With NASA planning to establish a permanent human presence on the Moon and on Mars and how climate change affects rainfall patterns, the world might need to break away from traditional crop cultivation. To do that, we need to design systems that combine sensors, water circulation systems and measure energy input.
"The hydroponic garden project we built is an example of how the pi-top  could be used to create a smart gardening system. It allows plants to be grown reliably and consistently in almost any available indoor/outdoor space by creating a carefully controlled and regulated environment. This is achieved by growing the plants inside an insulated/reflective ‘grow tent’, then monitoring temperature, humidity and moisture, and controlling the amount of light and water the plants receive," explains Wil Bennett, VP of technology at pi-top.

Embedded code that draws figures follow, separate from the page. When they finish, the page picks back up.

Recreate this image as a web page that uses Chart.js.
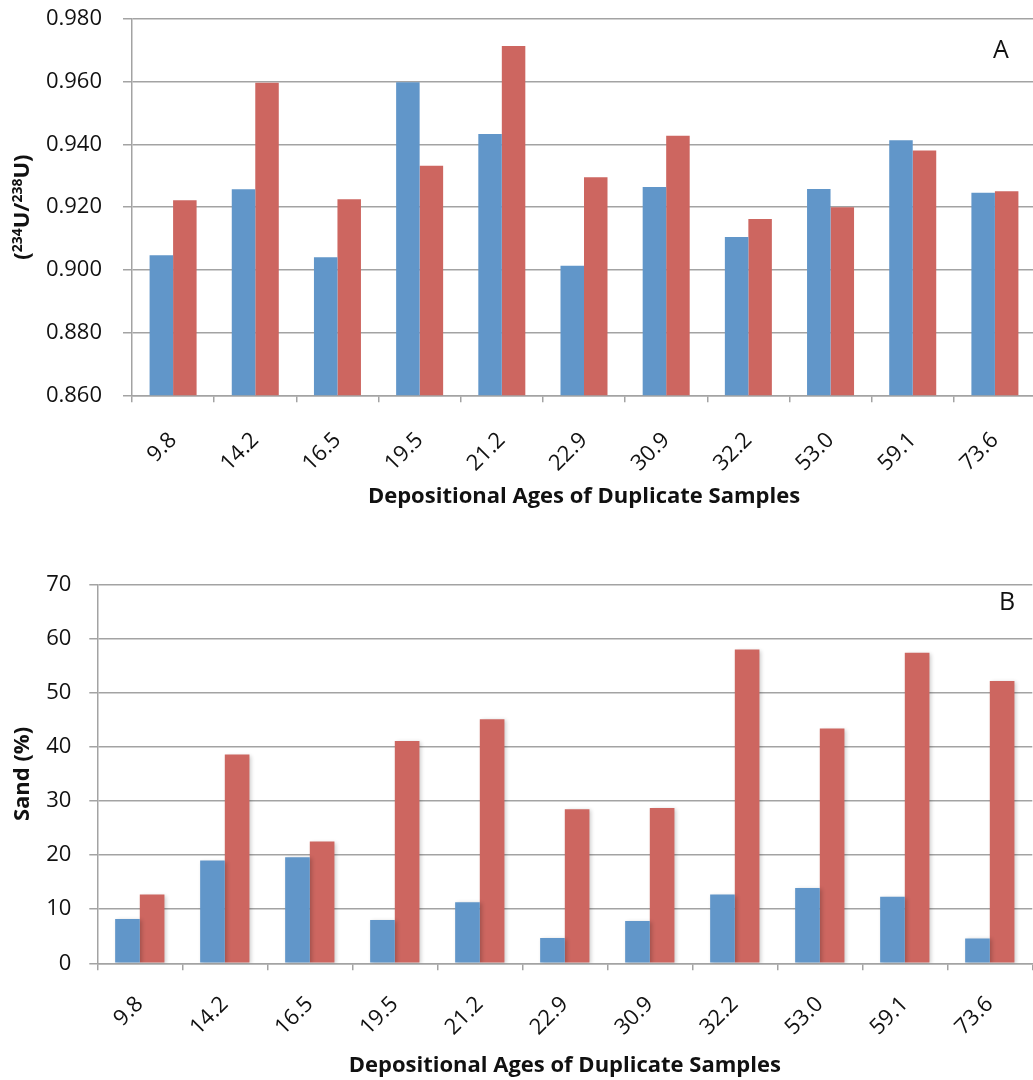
<!DOCTYPE html>
<html>
<head>
<meta charset="utf-8">
<title>Depositional ages of duplicate samples</title>
<script src="https://cdn.jsdelivr.net/npm/chart.js@4/dist/chart.umd.min.js"></script>
<style>
  html, body { margin: 0; padding: 0; background: #ffffff; overflow: hidden; }
  .panel { position: absolute; left: 0; width: 1040px; height: 530px; }
  #panelA { top: 0; }
  #panelB { top: 550px; }
</style>
</head>
<body>
<div class="panel" id="panelA"><canvas id="chartA" width="1040" height="530"></canvas></div>
<div class="panel" id="panelB"><canvas id="chartB" width="1040" height="530"></canvas></div>
<script>
// Depositional ages (ka) of the duplicate sample pairs
const ages = ['9.8', '14.2', '16.5', '19.5', '21.2', '22.9', '30.9', '32.2', '53.0', '59.1', '73.6'];

// Panel A: (234U/238U) activity ratios
const ratioFirst  = [0.9047, 0.9257, 0.9040, 0.9598, 0.9433, 0.9013, 0.9264, 0.9105, 0.9258, 0.9413, 0.9246];
const ratioSecond = [0.9222, 0.9597, 0.9225, 0.9332, 0.9714, 0.9295, 0.9428, 0.9162, 0.9200, 0.9381, 0.9251];

// Panel B: sand content (%)
const sandFirst  = [8.2, 19.0, 19.6, 8.0, 11.3, 4.7, 7.8, 12.7, 13.9, 12.3, 4.6];
const sandSecond = [12.7, 38.6, 22.5, 41.1, 45.1, 28.5, 28.7, 58.0, 43.4, 57.4, 52.2];

const FONT = "'Open Sans', 'Liberation Sans', sans-serif";
const BLUE = '#6196c9';
const RED = '#cd6660';
const GRID = '#a3a3a3';
const INK = '#111111';

// Letter tag in the upper right of each panel
const panelLetter = {
  id: 'panelLetter',
  afterDraw(chart, args, opts) {
    const ctx = chart.ctx;
    ctx.save();
    ctx.font = '25px ' + FONT;
    ctx.fillStyle = INK;
    ctx.textAlign = 'center';
    ctx.textBaseline = 'middle';
    ctx.fillText(opts.text, opts.x, opts.y);
    ctx.restore();
  }
};

// Rotated y title with superscript mass numbers
const isotopeTitle = {
  id: 'isotopeTitle',
  afterDraw(chart, args, opts) {
    if (!opts.parts) return;
    const ctx = chart.ctx;
    const big = 'bold 22px ' + FONT;
    const small = 'bold 14px ' + FONT;
    ctx.save();
    ctx.translate(opts.x, (chart.chartArea.top + chart.chartArea.bottom) / 2);
    ctx.rotate(-Math.PI / 2);
    let w = 0;
    opts.parts.forEach(p => { ctx.font = p.sup ? small : big; w += ctx.measureText(p.t).width; });
    let x = -w / 2;
    ctx.fillStyle = INK;
    ctx.textBaseline = 'middle';
    ctx.textAlign = 'left';
    opts.parts.forEach(p => {
      ctx.font = p.sup ? small : big;
      ctx.fillText(p.t, x, p.sup ? -5 : 0);
      x += ctx.measureText(p.t).width;
    });
    ctx.restore();
  }
};

// Soft drop shadow behind the bars
const barShadow = {
  id: 'barShadow',
  beforeDatasetsDraw(chart, args, opts) {
    if (!opts.on) return;
    const ctx = chart.ctx;
    ctx.save();
    ctx.shadowColor = 'rgba(0,0,0,0.2)';
    ctx.shadowBlur = 4;
    ctx.shadowOffsetX = 2;
    ctx.shadowOffsetY = 1;
  },
  afterDatasetsDraw(chart, args, opts) {
    if (!opts.on) return;
    chart.ctx.restore();
  }
};

function makeChart(id, cfg) {
  return new Chart(document.getElementById(id), {
    type: 'bar',
    data: {
      labels: ages,
      datasets: [
        { data: cfg.first, backgroundColor: BLUE, borderWidth: 0 },
        { data: cfg.second, backgroundColor: RED, borderWidth: 0 }
      ]
    },
    options: {
      responsive: false,
      animation: false,
      events: [],
      datasets: { bar: { barPercentage: 1.0, categoryPercentage: cfg.catPct } },
      layout: { autoPadding: false, padding: cfg.padding },
      plugins: {
        legend: { display: false },
        tooltip: { enabled: false },
        panelLetter: cfg.letter,
        isotopeTitle: cfg.isoTitle || {},
        barShadow: { on: !!cfg.shadow }
      },
      scales: {
        x: {
          grid: { offset: true, drawOnChartArea: false, drawTicks: true, tickLength: 7, color: GRID, lineWidth: 1.5 },
          border: { display: true, color: GRID, width: 1.5 },
          ticks: {
            color: INK, font: { family: FONT, size: 22 },
            minRotation: 45, maxRotation: 45, padding: cfg.xTickPad, autoSkip: false
          },
          title: {
            display: true, text: 'Depositional Ages of Duplicate Samples', color: INK,
            font: { family: FONT, size: 22, weight: 'bold' },
            padding: { top: 0, bottom: cfg.xTitlePad }
          },
          afterFit(scale) {
            scale.height = cfg.xHeight;
            scale.paddingLeft = 0; scale.paddingRight = 0;
          }
        },
        y: {
          min: cfg.min, max: cfg.max,
          grid: { drawTicks: true, tickLength: cfg.yTickLen, color: GRID, lineWidth: 1.5 },
          border: { display: true, color: GRID, width: 1.5 },
          ticks: {
            stepSize: cfg.step, color: INK, font: { family: FONT, size: 22 },
            padding: cfg.yTickPad,
            callback: cfg.fmt
          },
          title: cfg.yTitle,
          afterFit(scale) {
            scale.width = cfg.yWidth;
            scale.paddingTop = 0; scale.paddingBottom = 0;
          }
        }
      }
    },
    plugins: [barShadow, panelLetter, isotopeTitle]
  });
}

makeChart('chartA', {
  first: ratioFirst, second: ratioSecond,
  min: 0.860, max: 0.980, step: 0.020,
  fmt: v => v.toFixed(3),
  catPct: 0.572,
  padding: { top: 19, right: 4, left: 0, bottom: 0 },
  yWidth: 132, xHeight: 134.7,
  yTickLen: 9, yTickPad: 21,
  xTickPad: 25, xTitlePad: 20,
  yTitle: { display: false },
  isoTitle: {
    x: 23,
    parts: [{ t: '(' }, { t: '234', sup: true }, { t: 'U/' }, { t: '238', sup: true }, { t: 'U)' }]
  },
  letter: { text: 'A', x: 1001, y: 51 }
});

makeChart('chartB', {
  first: sandFirst, second: sandSecond,
  min: 0, max: 70, step: 10,
  fmt: v => String(v),
  catPct: 0.58,
  padding: { top: 34.7, right: 7.7, left: 0, bottom: 0 },
  yWidth: 97.3, xHeight: 116.7,
  yTickLen: 8, yTickPad: 18,
  xTickPad: 21, xTitlePad: 1,
  shadow: true,
  yTitle: {
    display: true, text: 'Sand (%)', color: INK,
    font: { family: FONT, size: 22, weight: 'bold' },
    padding: { top: 10, bottom: 0 }
  },
  letter: { text: 'B', x: 1007, y: 52.5 }
});
</script>
</body>
</html>
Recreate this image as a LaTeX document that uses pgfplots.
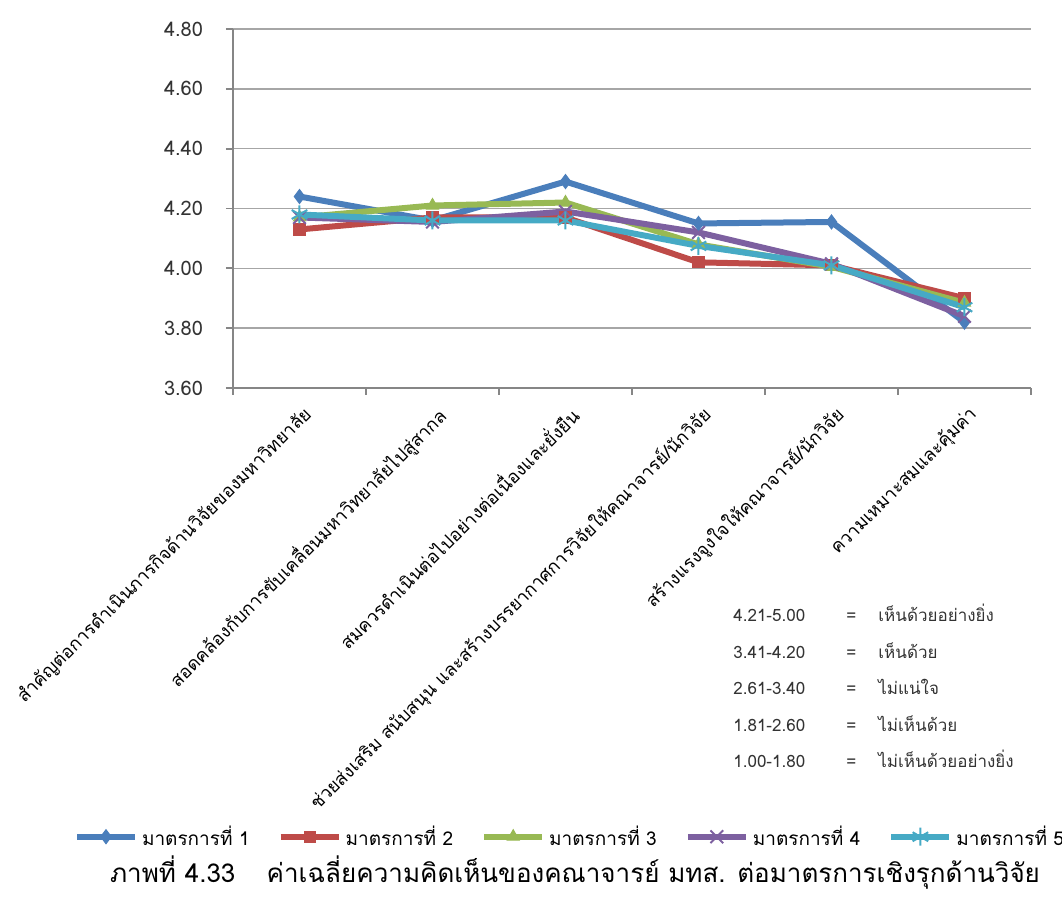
\documentclass[border=0pt]{standalone}
\usepackage{pgfplots}
\pgfplotsset{compat=1.18}
\usepackage{fontspec}
\setmainfont{Loma}[Script=Thai]
\definecolor{s1}{HTML}{4A7EBB}
\definecolor{s2}{HTML}{BE4B48}
\definecolor{s3}{HTML}{98B954}
\definecolor{s4}{HTML}{7D60A0}
\definecolor{s5}{HTML}{46AAC5}
\definecolor{gridc}{HTML}{A6A6A6}
\definecolor{axc}{HTML}{868686}
\begin{document}
\begin{tikzpicture}
\path[use as bounding box] (-116.5pt,-254.5pt) rectangle (414.5pt,194pt);
\begin{axis}[
  at={(0pt,0pt)}, anchor=south west, scale only axis,
  width=399pt, height=179.5pt,
  xmin=-0.5, xmax=5.5, ymin=3.6, ymax=4.8,
  axis x line*=bottom, axis y line*=left,
  axis line style={draw=axc, line width=0.9pt},
  every tick/.style={draw=axc, line width=0.9pt},
  tick align=outside, major tick length=3.5pt,
  xtick={-0.5,0.5,1.5,2.5,3.5,4.5,5.5}, xticklabels={},
  extra x ticks={0,1,2,3,4,5},
  extra x tick labels={%
    สำคัญต่อการดำเนินภารกิจด้านวิจัยของมหาวิทยาลัย,
    สอดคล้องกับการขับเคลื่อนมหาวิทยาลัยไปสู่สากล,
    สมควรดำเนินต่อไปอย่างต่อเนื่องและยั่งยืน,
    ช่วยส่งเสริม สนับสนุน และสร้างบรรยากาศการวิจัยให้คณาจารย์/นักวิจัย,
    สร้างแรงจูงใจให้คณาจารย์/นักวิจัย,
    ความเหมาะสมและคุ้มค่า},
  extra x tick style={major tick length=0pt, grid=none,
    xticklabel style={rotate=45, anchor=north east, inner sep=1pt, yshift=-5.5pt, xshift=-4pt,
      font=\fontsize{9.1}{11}\selectfont}},
  ytick={3.6,3.8,4.0,4.2,4.4,4.6,4.8},
  yticklabel style={/pgf/number format/fixed, /pgf/number format/fixed zerofill,
    /pgf/number format/precision=2, /pgf/number format/assume math mode=true,
    font=\fontsize{10}{12}\selectfont, text=black!80, xshift=-8pt},
  ymajorgrids, xmajorgrids=false,
  major grid style={draw=gridc, line width=0.8pt},
  clip=false,
  legend columns=5,
  legend style={draw=none, fill=none, at={(0.4236,-1.25)}, anchor=center,
    font=\fontsize{9.5}{11}\selectfont, inner sep=0pt,
    /tikz/every even column/.append style={column sep=12pt}},
  legend image code/.code={\draw[mark repeat=2, mark phase=2] plot coordinates {(0pt,0pt) (14.5pt,0pt) (29pt,0pt)};},
  every axis plot/.append style={line width=3pt},
]
\addplot[color=s1, mark=diamond*, mark size=3.5pt, mark options={solid, line width=0.5pt}] coordinates
  {(0,4.24) (1,4.16) (2,4.29) (3,4.15) (4,4.155) (5,3.82)};
\addplot[color=s2, mark=square*, mark size=2.8pt, mark options={solid, line width=0.5pt}] coordinates
  {(0,4.13) (1,4.17) (2,4.17) (3,4.02) (4,4.01) (5,3.90)};
\addplot[color=s3, mark=triangle*, mark size=3.5pt, mark options={solid, line width=0.5pt}] coordinates
  {(0,4.17) (1,4.21) (2,4.22) (3,4.08) (4,4.005) (5,3.885)};
\addplot[color=s4, mark=x, mark size=4.5pt, mark options={solid, line width=1pt}] coordinates
  {(0,4.17) (1,4.155) (2,4.19) (3,4.12) (4,4.015) (5,3.84)};
\addplot[color=s5, mark=asterisk, mark size=4.5pt, mark options={solid, line width=1pt}] coordinates
  {(0,4.18) (1,4.16) (2,4.16) (3,4.075) (4,4.01) (5,3.87)};
\legend{มาตรการที่ 1, มาตรการที่ 2, มาตรการที่ 3, มาตรการที่ 4, มาตรการที่ 5}
\end{axis}
\begin{scope}[every node/.style={font=\fontsize{8.5}{10}\selectfont, anchor=base west, inner sep=0pt, text=black!80}]
\node at (250pt,-117pt) {4.21-5.00};
\node at (306.5pt,-117pt) {=};
\node at (322.5pt,-117pt) {เห็นด้วยอย่างยิ่ง};
\node at (250pt,-135.2pt) {3.41-4.20};
\node at (306.5pt,-135.2pt) {=};
\node at (322.5pt,-135.2pt) {เห็นด้วย};
\node at (250pt,-153.5pt) {2.61-3.40};
\node at (306.5pt,-153.5pt) {=};
\node at (322.5pt,-153.5pt) {ไม่แน่ใจ};
\node at (250pt,-171.7pt) {1.81-2.60};
\node at (306.5pt,-171.7pt) {=};
\node at (322.5pt,-171.7pt) {ไม่เห็นด้วย};
\node at (250pt,-189.7pt) {1.00-1.80};
\node at (306.5pt,-189.7pt) {=};
\node at (322.5pt,-189.7pt) {ไม่เห็นด้วยอย่างยิ่ง};
\end{scope}
\node[font=\fontsize{13}{15}\selectfont, anchor=center, inner sep=0pt] at (171pt,-242.5pt)
  {ภาพที่ 4.33\hspace{1.2em}ค่าเฉลี่ยความคิดเห็นของคณาจารย์ มทส. ต่อมาตรการเชิงรุกด้านวิจัย};
\end{tikzpicture}
\end{document}
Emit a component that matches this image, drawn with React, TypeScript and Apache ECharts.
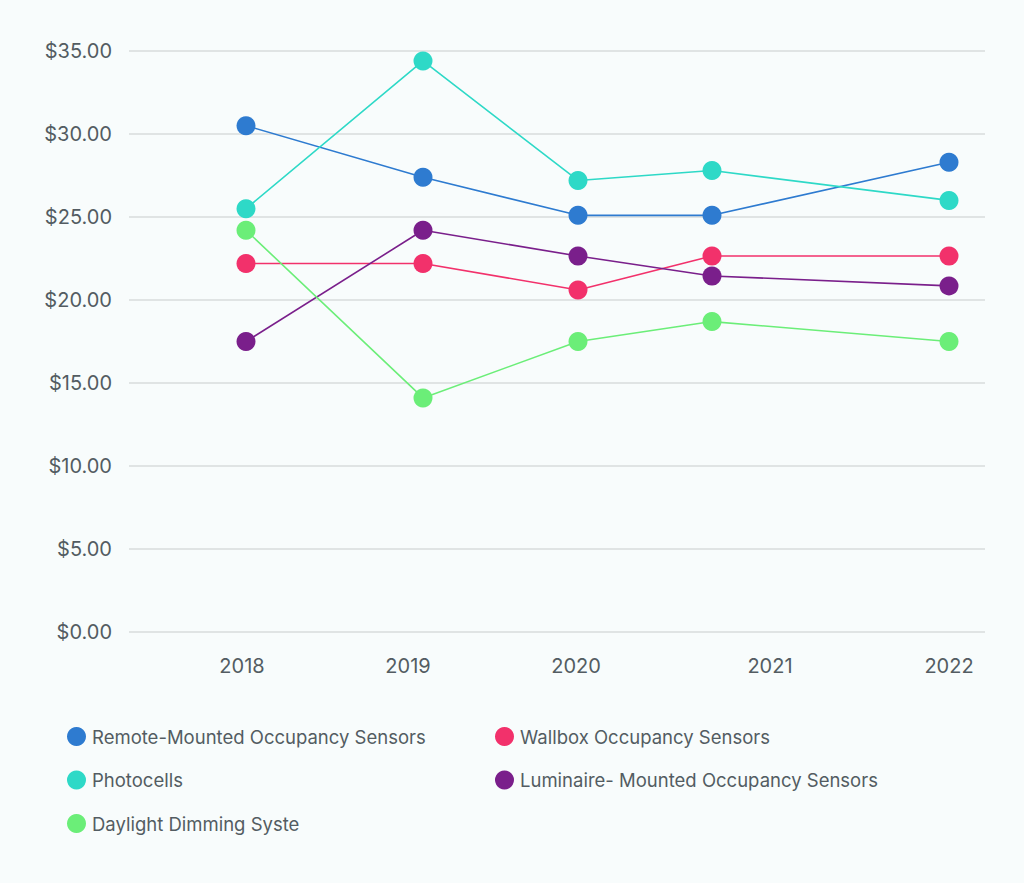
import React, { useEffect, useRef } from "react";
import * as echarts from "echarts";

// Data
const years = ["2018", "2019", "2020", "2021", "2022"];
// horizontal positions (axis units) of the year labels and of the data points
const labelPositions = [113, 279, 447, 641, 820];
const pointPositions = [117, 294, 449, 583, 820];

const seriesNames = [
  "Remote-Mounted Occupancy Sensors",
  "Wallbox Occupancy Sensors",
  "Photocells",
  "Luminaire- Mounted Occupancy Sensors",
  "Daylight Dimming Syste",
];
const remoteMounted = [30.5, 27.4, 25.1, 25.1, 28.3];
const wallbox = [22.2, 22.2, 20.6, 22.65, 22.65];
const photocells = [25.5, 34.4, 27.2, 27.8, 26.0];
const luminaire = [17.5, 24.2, 22.65, 21.45, 20.85];
const daylight = [24.2, 14.1, 17.5, 18.7, 17.5];

const colors = ["#2e7bd0", "#f2316b", "#2ed9c7", "#7a1f8b", "#6bee78"];
const valuesList = [remoteMounted, wallbox, photocells, luminaire, daylight];

const yTicks = { min: 0, max: 35, interval: 5 };

export default function App() {
  const ref = useRef<HTMLDivElement>(null);
  useEffect(() => {
    if (!ref.current) return;
    const chart = echarts.init(ref.current, null, { renderer: "svg" });
    const textColor = "#535c62";
    const font = "Inter, 'Noto Sans', sans-serif";
    const legendText = { color: textColor, fontSize: 18.5, fontFamily: font, padding: [0, 0, 0, 1] };
    const option: any = {
      animation: false,
      backgroundColor: "#f8fcfc",
      textStyle: { fontFamily: font },
      grid: { left: 129, right: 39, top: 51, bottom: 251, containLabel: false },
      xAxis: {
        type: "value",
        min: 0,
        max: 856,
        axisLine: { show: false },
        axisTick: { show: false },
        splitLine: { show: false },
        axisLabel: {
          customValues: labelPositions,
          formatter: (v: number) => {
            const i = labelPositions.indexOf(v);
            return i >= 0 ? years[i] : "";
          },
          color: textColor,
          fontSize: 20,
          fontFamily: font,
          margin: 24,
        },
      },
      yAxis: {
        type: "value",
        min: yTicks.min,
        max: yTicks.max,
        interval: yTicks.interval,
        axisLine: { show: false },
        axisTick: { show: false },
        splitLine: { lineStyle: { color: "#d8dcdc", width: 1.5 } },
        axisLabel: {
          formatter: (v: number) => "$" + v.toFixed(2),
          color: textColor,
          fontSize: 20,
          fontFamily: font,
          margin: 17,
        },
      },
      legend: [
        {
          data: [seriesNames[0], seriesNames[2], seriesNames[4]],
          orient: "vertical",
          left: 62,
          top: 722,
          icon: "circle",
          itemWidth: 19,
          itemHeight: 19,
          itemGap: 24.5,
          textStyle: legendText,
        },
        {
          data: [seriesNames[1], seriesNames[3]],
          orient: "vertical",
          left: 490,
          top: 722,
          icon: "circle",
          itemWidth: 19,
          itemHeight: 19,
          itemGap: 24.5,
          textStyle: legendText,
        },
      ],
      series: seriesNames.map((name, si) => ({
        name,
        type: "line",
        data: valuesList[si].map((v, i) => [pointPositions[i], v]),
        symbol: "circle",
        symbolSize: 19,
        color: colors[si],
        lineStyle: { width: 1.6, color: colors[si] },
        itemStyle: { color: colors[si] },
      })),
    };
    chart.setOption(option);
    return () => chart.dispose();
  }, []);
  return (
    <div
      ref={ref}
      style={{ position: "fixed", left: 0, top: 0, width: 1024, height: 883 }}
    />
  );
}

The project explores soilless cultivation, where sensors obtain temperature data, acidity, alkalinity and air quality data, and let us control them remotely through the software platform. "In addition to the sensors and the pi-top  with the foundation kit, we used a peristaltic pump to pump water through the system, some guttering / tubing, some relays to control the pump and lights, a reflective grow tent, an LED strip lights and a bucked to use as the reservoir," says Wil.
Tape came to the rescue when Wil encountered some issues "keeping the whole system watering was very important, but the first version leaked water all over the place. PTFE tape solved this eventually."
Computer science, biology and engineering are combined in this project. While you build it, you gain some programming knowledge (in this case, Python and Scratch), as well as learning more about the anatomy of plants, what optimal conditions they need to grow, and how to optimise the space that you've got to install your vertical farm.
As we've discussed before on the blog, we're not the first ones to explore different ways to grow greens. Chris Regini and his class have turned their school's maker space into a fully automated hydroponic system to better understand the food needs of the future, energy consumption and carbon footprint. Their hydroponic station is pretty epic, and he shared on our podcast how they built it.
Taking Chris' maker space as an inspiration, Wil is planning on upgrading this first demo project. "We can regulate temperature with an in-built heater, circulate in fresh air with a remote-controlled fan, or even regulate the all-important pH balance of the water in the system using additional pumps and nutrients.